Why nuns are heading to the Super Bowl

"The buzz anticipating Super Bowl XLVI is already astir," writes Nancy Conway in a recent op-ed on the new site cleveland.com. "However, 11 congregations of Catholic nuns are stirring things up as well."

Conway, a leadership team member for the Congregation of Sisters of St. Joseph in Cleveland, explains that these women religious are members of the Coalition for Corporate Responsibility for Indiana and Michigan (CCRIM). The organization's mission is to "invest in certain businesses, including the lodging industry, to be in a position to affect social change where we see human suffering that needs to be stopped."

Wherever the Super Bowl is hosted, sex trafficking seems to swell with the festivities.

As reported in the Huffington Post, "An estimated 10,000 prostitutes flocked to Miami for the 2010 Super Bowl."

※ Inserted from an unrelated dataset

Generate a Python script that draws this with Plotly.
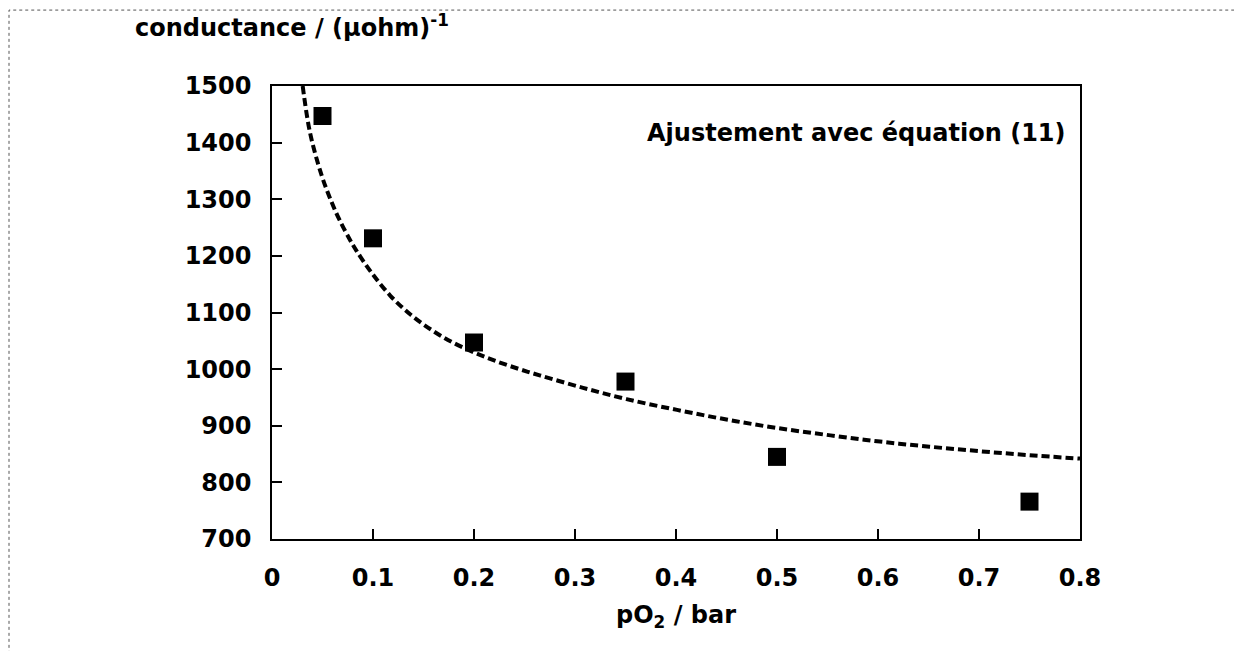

According to cleveland.com, before the crowds descend on Indiana during the first weekend of February, these sisters want to know the following:

"1) If the hotels' employees have been trained to recognize signs of trafficking on their premises; 2) Whether the hotel has a process in place for employees to document and report possible incidences of trafficking; 3) whether hotel employees and managers are aware of local groups that are working to end trafficking; and 4) whether the hotel management is willing to make anti-trafficking information available to guests."

Who says women's religious communities have an uncertain future?